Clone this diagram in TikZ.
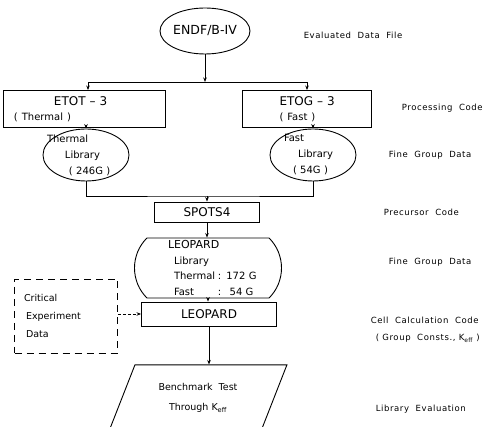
\documentclass[tikz,border=0pt]{standalone}
\usepackage{fontspec}
\setmainfont{DejaVu Sans}
\newfontfamily\widefont[LetterSpace=7]{DejaVu Sans}
\usetikzlibrary{shapes.geometric,shapes.misc,arrows.meta,positioning,calc}

\begin{document}
\begin{tikzpicture}[
  x=1pt, y=-1pt,
  line width=0.9pt,
  datafile/.style={ellipse, draw, minimum width=90pt, minimum height=46pt,
                   inner sep=0pt, font=\fontsize{12.5}{14}\selectfont},
  codebox/.style={draw, inner sep=0pt, align=left,
                  font=\fontsize{12}{14}\selectfont},
  finelib/.style={ellipse, draw, inner xsep=0pt, inner ysep=-6pt, text width=60pt,
                  minimum width=86pt, minimum height=52pt,
                  align=left, font=\fontsize{10}{16}\selectfont},
  leolib/.style={rounded rectangle, rounded rectangle arc length=90, draw,
                 inner sep=0pt, text width=104pt, minimum width=147pt,
                 minimum height=60pt, align=left,
                 font=\fontsize{10}{15.5}\selectfont},
  critbox/.style={draw, dash pattern=on 7pt off 5pt, inner sep=0pt,
                  text width=84pt, minimum width=103pt, minimum height=74pt,
                  align=left, font=\fontsize{9.5}{18}\selectfont},
  bench/.style={trapezium, trapezium left angle=64, trapezium right angle=116,
                trapezium stretches=true, draw, minimum width=178pt,
                minimum height=66pt, align=center,
                font=\fontsize{9.5}{20}\selectfont},
  sidetext/.style={anchor=west, font=\widefont\fontsize{8.5}{10}\selectfont},
  arr/.style={-{Stealth[length=4.5pt,width=3.5pt]}},
  darr/.style={arr, dash pattern=on 3pt off 2pt}
]
\clip (0,0) rectangle (491,427);

\node[datafile] (endf) at (205,31) {ENDF/B-IV};

% Processing codes
\node[codebox, minimum width=162pt, minimum height=37pt, text width=150pt] (etot) at (84,109)
  {\hspace*{45pt}ETOT -- 3\\[1pt]{\fontsize{10}{12}\selectfont\hspace*{5pt}( Thermal )}};
\node[codebox, minimum width=129pt, minimum height=37pt, text width=119pt] (etog) at (307,109)
  {\hspace*{32pt}ETOG -- 3\\[1pt]{\fontsize{10}{12}\selectfont\hspace*{32pt}( Fast )}};

% Fine group libraries
\node[finelib] (tlib) at (86,155)
  {\hspace*{-9pt}Thermal\\\hspace*{9pt}Library\\\hspace*{13pt}( 246G )};
\node[finelib] (flib) at (313,155)
  {\hspace*{1pt}Fast\\\hspace*{15pt}Library\\\hspace*{10pt}( 54G )};

\node[codebox, minimum width=105pt, minimum height=20pt, align=center] (spots) at (207,212) {SPOTS4};

\node[leolib] (leo) at (208,268)
  {\hspace*{12pt}{\fontsize{11}{13}\selectfont LEOPARD}\\
   \hspace*{18pt}Library\\
   \hspace*{18pt}\makebox[44pt][l]{Thermal}: 172 G\\
   \hspace*{18pt}\makebox[44pt][l]{Fast}: \ 54 G};

\node[codebox, minimum width=135pt, minimum height=24pt, align=center] (leopard) at (209,314) {LEOPARD};

\node[critbox] (crit) at (66,316)
  {\hspace*{0pt}Critical\\\hspace*{2pt}Experiment\\\hspace*{2pt}Data};

\node[bench, below=38pt of leopard, xshift=-11pt] (bench)
  {Benchmark\ \ Test\\Through K\textsubscript{eff}};

% Connectors
\coordinate (split) at (205,82);
\coordinate (merge) at (207,196);
\draw[arr] (endf.south) -- (split);
\draw[arr] (split) -| ([xshift=4pt]etot.north);
\draw[arr] (split) -| (etog.north);
\draw[arr] (etot.south -| tlib) -- (tlib);
\draw[arr] (etog.south -| flib) -- (flib);
\draw (tlib.south) |- (merge) -| (flib.south);
\draw[arr] (merge) -- (spots.north);
\draw[arr] (spots.south) -- (spots.south |- leo.north);
\draw[arr] (leo.south) -- (leo.south |- leopard.north);
\draw[darr] (crit.east |- leopard) -- (leopard.west);
\draw[arr] (leopard.south) -- (leopard.south |- bench.north);

% Side labels
\node[sidetext] (l-eval) at (300,35) {Evaluated\ \ Data\ \ File};
\node[sidetext] (l-proc) at (398,108) {Processing\ \ Code};
\node[sidetext] (l-fine1) at (385,155) {Fine\ \ Group\ \ Data};
\node[sidetext] (l-prec) at (380,212) {Precursor\ \ Code};
\node[sidetext] (l-fine2) at (385,262) {Fine\ \ Group\ \ Data};
\node[sidetext] (l-cell) at (367,320) {Cell\ \ Calculation\ \ Code};
\node[sidetext] (l-const) at (372,338) {( Group\ \ Consts.,\ K\textsubscript{eff} )};
\node[sidetext] (l-libev) at (372,409) {Library\ \ Evaluation};
\end{tikzpicture}
\end{document}
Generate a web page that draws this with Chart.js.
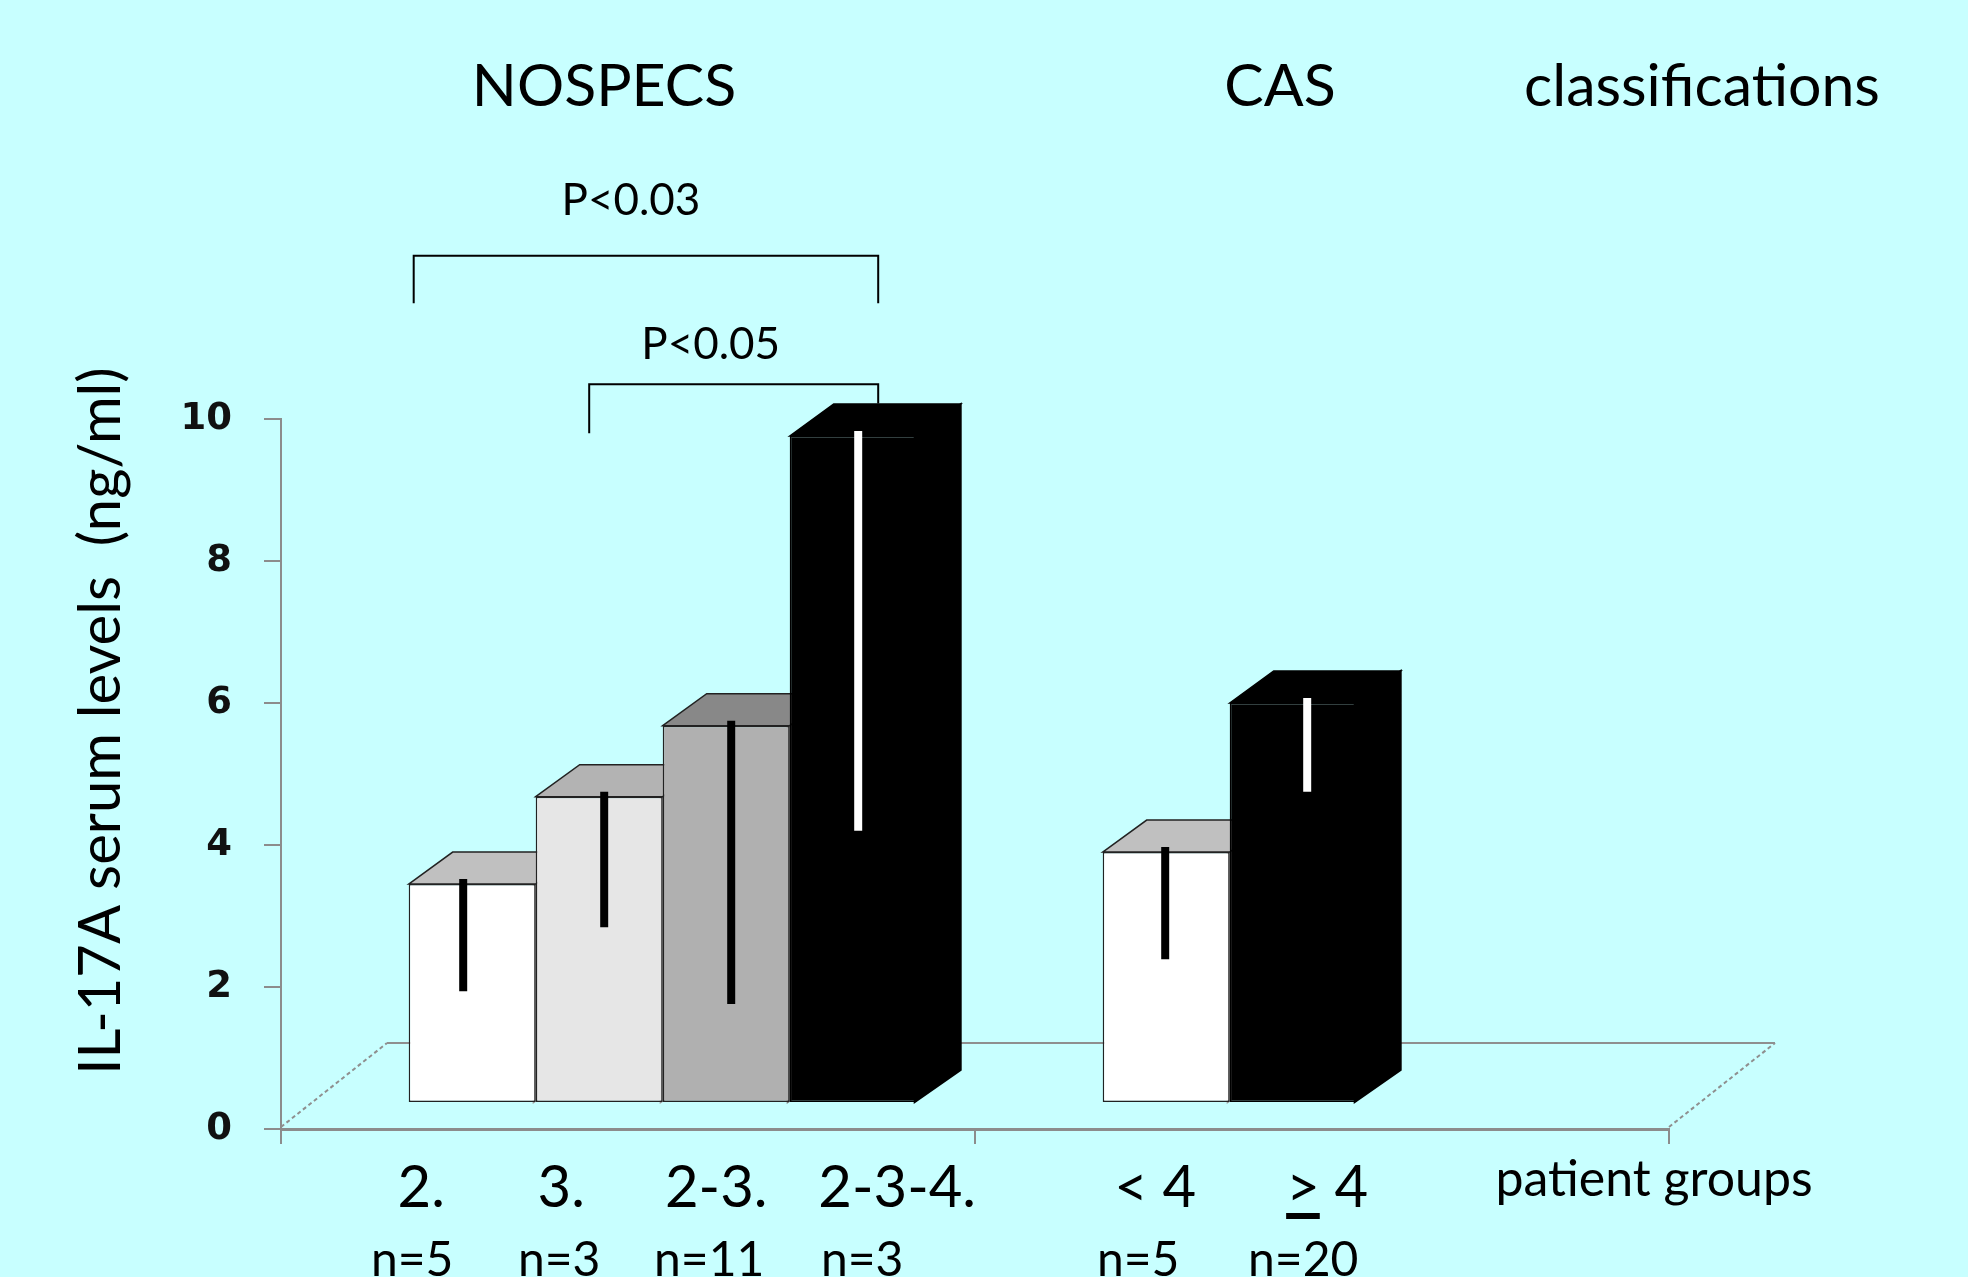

* [Given instruction]
Do not copy the pictures, but repeat every line exactly.

* [Output for this exercise]
Clone this diagram in TikZ.
\documentclass[tikz,border=0pt]{standalone}
\usepackage{fontspec}
\setmainfont{DejaVu Sans}
\newfontfamily\widefont[LetterSpace=7]{DejaVu Sans}
\usetikzlibrary{shapes.geometric,shapes.misc,arrows.meta,positioning,calc}

\begin{document}
\begin{tikzpicture}[
  x=1pt, y=-1pt,
  line width=0.9pt,
  datafile/.style={ellipse, draw, minimum width=90pt, minimum height=46pt,
                   inner sep=0pt, font=\fontsize{12.5}{14}\selectfont},
  codebox/.style={draw, inner sep=0pt, align=left,
                  font=\fontsize{12}{14}\selectfont},
  finelib/.style={ellipse, draw, inner xsep=0pt, inner ysep=-6pt, text width=60pt,
                  minimum width=86pt, minimum height=52pt,
                  align=left, font=\fontsize{10}{16}\selectfont},
  leolib/.style={rounded rectangle, rounded rectangle arc length=90, draw,
                 inner sep=0pt, text width=104pt, minimum width=147pt,
                 minimum height=60pt, align=left,
                 font=\fontsize{10}{15.5}\selectfont},
  critbox/.style={draw, dash pattern=on 7pt off 5pt, inner sep=0pt,
                  text width=84pt, minimum width=103pt, minimum height=74pt,
                  align=left, font=\fontsize{9.5}{18}\selectfont},
  bench/.style={trapezium, trapezium left angle=64, trapezium right angle=116,
                trapezium stretches=true, draw, minimum width=178pt,
                minimum height=66pt, align=center,
                font=\fontsize{9.5}{20}\selectfont},
  sidetext/.style={anchor=west, font=\widefont\fontsize{8.5}{10}\selectfont},
  arr/.style={-{Stealth[length=4.5pt,width=3.5pt]}},
  darr/.style={arr, dash pattern=on 3pt off 2pt}
]
\clip (0,0) rectangle (491,427);

\node[datafile] (endf) at (205,31) {ENDF/B-IV};

% Processing codes
\node[codebox, minimum width=162pt, minimum height=37pt, text width=150pt] (etot) at (84,109)
  {\hspace*{45pt}ETOT -- 3\\[1pt]{\fontsize{10}{12}\selectfont\hspace*{5pt}( Thermal )}};
\node[codebox, minimum width=129pt, minimum height=37pt, text width=119pt] (etog) at (307,109)
  {\hspace*{32pt}ETOG -- 3\\[1pt]{\fontsize{10}{12}\selectfont\hspace*{32pt}( Fast )}};

% Fine group libraries
\node[finelib] (tlib) at (86,155)
  {\hspace*{-9pt}Thermal\\\hspace*{9pt}Library\\\hspace*{13pt}( 246G )};
\node[finelib] (flib) at (313,155)
  {\hspace*{1pt}Fast\\\hspace*{15pt}Library\\\hspace*{10pt}( 54G )};

\node[codebox, minimum width=105pt, minimum height=20pt, align=center] (spots) at (207,212) {SPOTS4};

\node[leolib] (leo) at (208,268)
  {\hspace*{12pt}{\fontsize{11}{13}\selectfont LEOPARD}\\
   \hspace*{18pt}Library\\
   \hspace*{18pt}\makebox[44pt][l]{Thermal}: 172 G\\
   \hspace*{18pt}\makebox[44pt][l]{Fast}: \ 54 G};

\node[codebox, minimum width=135pt, minimum height=24pt, align=center] (leopard) at (209,314) {LEOPARD};

\node[critbox] (crit) at (66,316)
  {\hspace*{0pt}Critical\\\hspace*{2pt}Experiment\\\hspace*{2pt}Data};

\node[bench, below=38pt of leopard, xshift=-11pt] (bench)
  {Benchmark\ \ Test\\Through K\textsubscript{eff}};

% Connectors
\coordinate (split) at (205,82);
\coordinate (merge) at (207,196);
\draw[arr] (endf.south) -- (split);
\draw[arr] (split) -| ([xshift=4pt]etot.north);
\draw[arr] (split) -| (etog.north);
\draw[arr] (etot.south -| tlib) -- (tlib);
\draw[arr] (etog.south -| flib) -- (flib);
\draw (tlib.south) |- (merge) -| (flib.south);
\draw[arr] (merge) -- (spots.north);
\draw[arr] (spots.south) -- (spots.south |- leo.north);
\draw[arr] (leo.south) -- (leo.south |- leopard.north);
\draw[darr] (crit.east |- leopard) -- (leopard.west);
\draw[arr] (leopard.south) -- (leopard.south |- bench.north);

% Side labels
\node[sidetext] (l-eval) at (300,35) {Evaluated\ \ Data\ \ File};
\node[sidetext] (l-proc) at (398,108) {Processing\ \ Code};
\node[sidetext] (l-fine1) at (385,155) {Fine\ \ Group\ \ Data};
\node[sidetext] (l-prec) at (380,212) {Precursor\ \ Code};
\node[sidetext] (l-fine2) at (385,262) {Fine\ \ Group\ \ Data};
\node[sidetext] (l-cell) at (367,320) {Cell\ \ Calculation\ \ Code};
\node[sidetext] (l-const) at (372,338) {( Group\ \ Consts.,\ K\textsubscript{eff} )};
\node[sidetext] (l-libev) at (372,409) {Library\ \ Evaluation};
\end{tikzpicture}
\end{document}
Generate a web page that draws this with Chart.js.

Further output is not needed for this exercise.